Tout cela prouve que s’il y a incontestablement des pays mieux gouvernés que d’autres, l’explication est à chercher bien au-delà du cadre institutionnel. Les idiosyncrasies nationales sont plus ou moins favorables à l’instauration d’un régime politique « décent » (suivant la terminologie du philosophe John Rawls dans son dernier ouvrage, Le droit des peuples). Et l’on ne change pas une culture nationale simplement en changeant les institutions - même si, évidemment, à culture constante, certaines institutions sont meilleures que d’autres.

On ne saurait affirmer pour autant qu’un peuple ait nécessairement les gouvernants qu’il mérite. Le lien entre les deux est dialectique et il est imaginable que surgisse un homme exceptionnel capable d’entraîner un peuple au-delà de lui-même, de le transformer en dépit de ses pesanteurs, de le rendre par exemple plus conscient et plus soucieux de l’intérêt général. Il faut compter aussi avec le travail de sape des idéologues : les nobles du royaume de France n’auraient jamais renoncé à leurs privilèges, lors de la fameuse nuit du 4 août 1789, s’il n’y avait eu, tout au long du XVIIIe siècle, le travail de sape de la philosophie des Lumières.

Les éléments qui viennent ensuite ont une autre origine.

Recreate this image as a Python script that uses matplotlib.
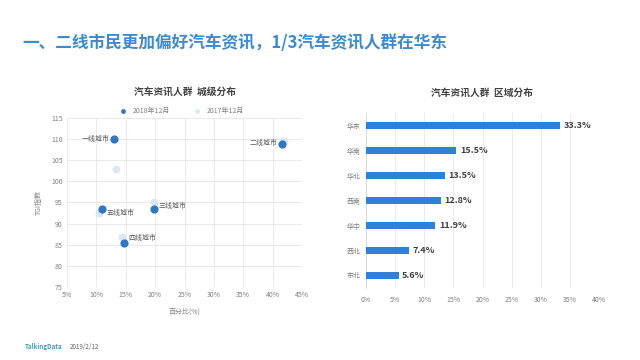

Le plus souvent, cependant, les changements sont le résultat d’un rapport de forces favorable. De ce point de vue, on est bien obligé de constater que l’on ne perçoit pas aujourd’hui où seraient les forces de progrès capables de faire advenir un changement en profondeur de la société française, quel que soit d’ailleurs le sens de ce changement, qu’il s’agisse de renforcer les solidarités, ou, au contraire, de compter davantage sur la responsabilité individuelle.